OBJECTIVE: Gather each line of the entries below that includes "this".

DATA RECORDS:
----

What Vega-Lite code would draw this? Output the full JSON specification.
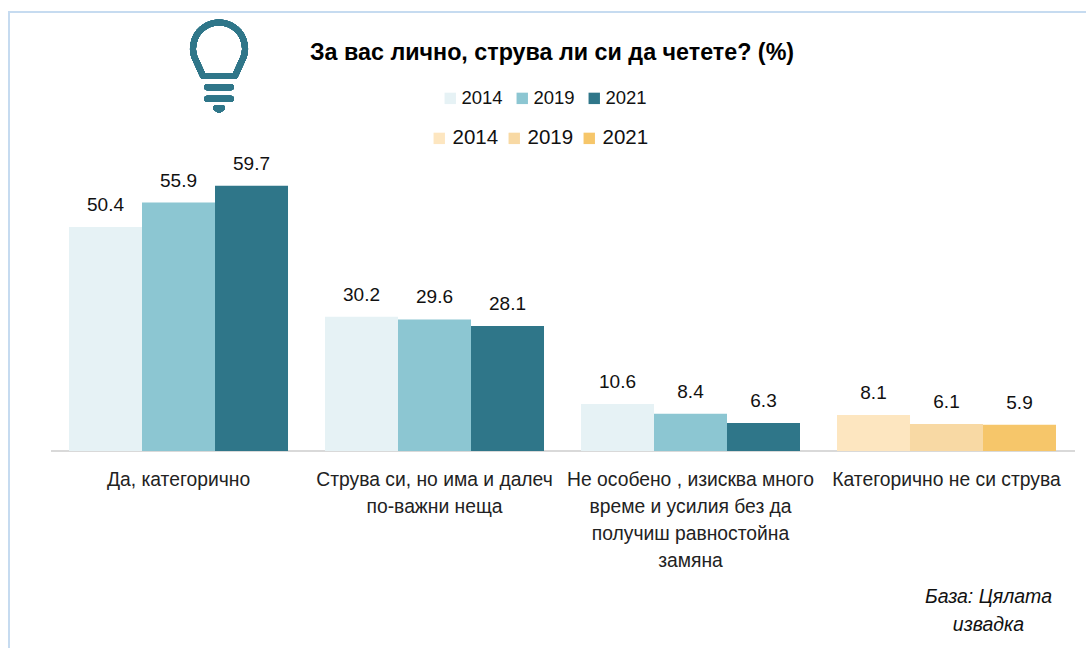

----

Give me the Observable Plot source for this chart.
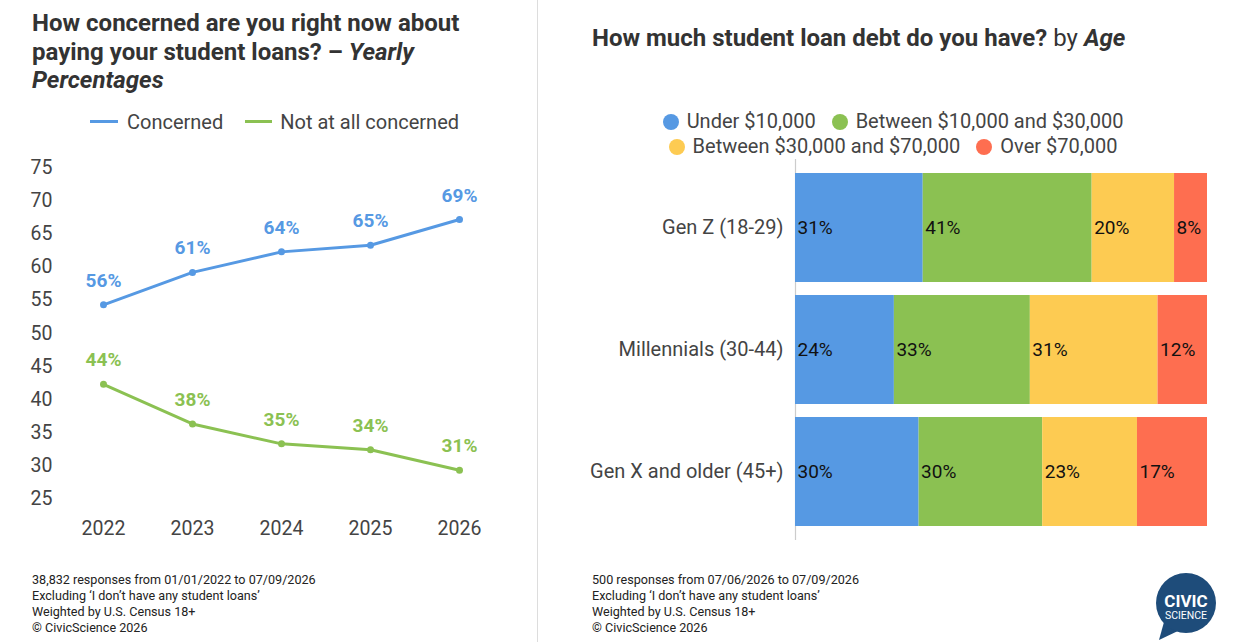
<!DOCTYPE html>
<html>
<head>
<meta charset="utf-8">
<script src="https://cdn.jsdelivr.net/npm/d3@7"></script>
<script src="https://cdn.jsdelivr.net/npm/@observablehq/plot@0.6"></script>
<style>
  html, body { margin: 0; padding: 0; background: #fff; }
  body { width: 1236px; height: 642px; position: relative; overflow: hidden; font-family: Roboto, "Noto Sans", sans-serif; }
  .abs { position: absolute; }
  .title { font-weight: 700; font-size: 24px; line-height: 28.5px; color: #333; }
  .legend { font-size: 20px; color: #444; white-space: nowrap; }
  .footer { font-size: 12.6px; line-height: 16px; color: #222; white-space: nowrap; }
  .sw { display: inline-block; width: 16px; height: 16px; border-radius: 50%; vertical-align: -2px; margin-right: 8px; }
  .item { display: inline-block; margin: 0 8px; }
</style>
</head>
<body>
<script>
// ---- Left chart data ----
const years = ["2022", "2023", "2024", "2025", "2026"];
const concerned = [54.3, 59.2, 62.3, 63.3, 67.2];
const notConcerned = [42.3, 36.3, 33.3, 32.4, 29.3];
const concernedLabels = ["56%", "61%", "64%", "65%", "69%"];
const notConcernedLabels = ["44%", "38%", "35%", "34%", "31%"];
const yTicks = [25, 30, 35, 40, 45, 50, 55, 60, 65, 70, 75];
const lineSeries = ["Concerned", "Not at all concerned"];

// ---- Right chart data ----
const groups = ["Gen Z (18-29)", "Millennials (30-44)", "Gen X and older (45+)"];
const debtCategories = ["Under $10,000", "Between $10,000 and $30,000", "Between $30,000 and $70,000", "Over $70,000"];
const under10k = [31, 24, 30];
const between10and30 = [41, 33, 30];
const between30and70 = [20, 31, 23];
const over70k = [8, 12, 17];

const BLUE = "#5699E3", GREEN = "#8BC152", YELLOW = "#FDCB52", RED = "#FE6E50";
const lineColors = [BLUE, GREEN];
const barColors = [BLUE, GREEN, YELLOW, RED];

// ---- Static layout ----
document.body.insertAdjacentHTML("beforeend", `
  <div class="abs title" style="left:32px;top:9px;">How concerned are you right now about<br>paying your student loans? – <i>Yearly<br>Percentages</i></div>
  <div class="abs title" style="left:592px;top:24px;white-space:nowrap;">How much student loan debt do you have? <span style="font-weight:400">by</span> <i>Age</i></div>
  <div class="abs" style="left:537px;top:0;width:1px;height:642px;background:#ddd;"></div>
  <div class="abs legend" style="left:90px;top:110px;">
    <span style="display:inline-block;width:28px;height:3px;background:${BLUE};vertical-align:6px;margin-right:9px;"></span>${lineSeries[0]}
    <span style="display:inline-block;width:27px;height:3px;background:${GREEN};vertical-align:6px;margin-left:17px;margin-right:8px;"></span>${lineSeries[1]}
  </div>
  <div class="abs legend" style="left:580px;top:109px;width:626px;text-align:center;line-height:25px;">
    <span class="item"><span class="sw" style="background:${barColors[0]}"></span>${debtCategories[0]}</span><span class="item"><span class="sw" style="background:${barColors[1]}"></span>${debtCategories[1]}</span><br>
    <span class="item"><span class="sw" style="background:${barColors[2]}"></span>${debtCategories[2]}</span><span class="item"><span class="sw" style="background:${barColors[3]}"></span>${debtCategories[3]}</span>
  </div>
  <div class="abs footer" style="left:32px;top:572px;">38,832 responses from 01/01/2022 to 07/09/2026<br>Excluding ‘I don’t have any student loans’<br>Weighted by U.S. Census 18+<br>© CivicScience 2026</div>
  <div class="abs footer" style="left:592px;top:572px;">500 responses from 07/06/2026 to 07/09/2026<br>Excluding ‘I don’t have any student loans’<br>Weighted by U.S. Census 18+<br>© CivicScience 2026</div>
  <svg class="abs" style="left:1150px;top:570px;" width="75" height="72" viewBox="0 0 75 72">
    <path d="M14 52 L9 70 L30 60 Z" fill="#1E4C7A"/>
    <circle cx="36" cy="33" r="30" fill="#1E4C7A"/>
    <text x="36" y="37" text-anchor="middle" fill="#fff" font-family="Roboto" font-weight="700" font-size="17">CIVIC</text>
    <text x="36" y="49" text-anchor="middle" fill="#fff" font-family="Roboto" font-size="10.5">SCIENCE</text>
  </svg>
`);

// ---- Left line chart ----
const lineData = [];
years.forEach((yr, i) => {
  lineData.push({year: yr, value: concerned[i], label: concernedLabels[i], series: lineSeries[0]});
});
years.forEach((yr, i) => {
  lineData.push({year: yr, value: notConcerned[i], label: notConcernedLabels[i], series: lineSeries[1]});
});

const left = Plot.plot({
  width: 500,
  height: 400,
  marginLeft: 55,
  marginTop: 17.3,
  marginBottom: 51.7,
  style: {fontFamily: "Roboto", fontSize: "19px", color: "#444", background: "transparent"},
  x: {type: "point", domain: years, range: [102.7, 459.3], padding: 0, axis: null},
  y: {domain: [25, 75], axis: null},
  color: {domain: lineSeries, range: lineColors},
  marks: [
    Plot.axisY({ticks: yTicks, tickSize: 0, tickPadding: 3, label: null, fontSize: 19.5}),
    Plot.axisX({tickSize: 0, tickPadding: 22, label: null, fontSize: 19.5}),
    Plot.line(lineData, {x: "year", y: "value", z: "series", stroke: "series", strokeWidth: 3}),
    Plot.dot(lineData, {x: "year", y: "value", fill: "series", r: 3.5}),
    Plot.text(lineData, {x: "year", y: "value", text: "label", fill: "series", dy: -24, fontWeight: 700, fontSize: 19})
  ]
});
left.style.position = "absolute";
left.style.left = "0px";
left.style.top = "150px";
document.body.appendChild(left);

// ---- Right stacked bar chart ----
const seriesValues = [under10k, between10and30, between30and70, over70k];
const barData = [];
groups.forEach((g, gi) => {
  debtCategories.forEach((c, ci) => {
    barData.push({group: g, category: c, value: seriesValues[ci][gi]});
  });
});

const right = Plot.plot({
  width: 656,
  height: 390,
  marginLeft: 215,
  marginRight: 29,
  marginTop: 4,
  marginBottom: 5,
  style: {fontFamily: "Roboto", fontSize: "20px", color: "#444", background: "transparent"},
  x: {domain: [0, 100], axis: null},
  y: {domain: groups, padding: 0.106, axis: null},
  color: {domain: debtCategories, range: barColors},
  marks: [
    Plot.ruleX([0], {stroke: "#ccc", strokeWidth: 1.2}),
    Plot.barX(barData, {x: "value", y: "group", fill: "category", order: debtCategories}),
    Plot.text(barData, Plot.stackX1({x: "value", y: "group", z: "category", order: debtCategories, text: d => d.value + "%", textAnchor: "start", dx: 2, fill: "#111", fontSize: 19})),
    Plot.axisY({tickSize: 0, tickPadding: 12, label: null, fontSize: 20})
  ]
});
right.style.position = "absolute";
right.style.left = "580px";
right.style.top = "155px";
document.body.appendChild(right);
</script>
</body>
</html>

----

THE RESULT:
What Vega-Lite code would draw this? Output the full JSON specification.
Give me the Observable Plot source for this chart.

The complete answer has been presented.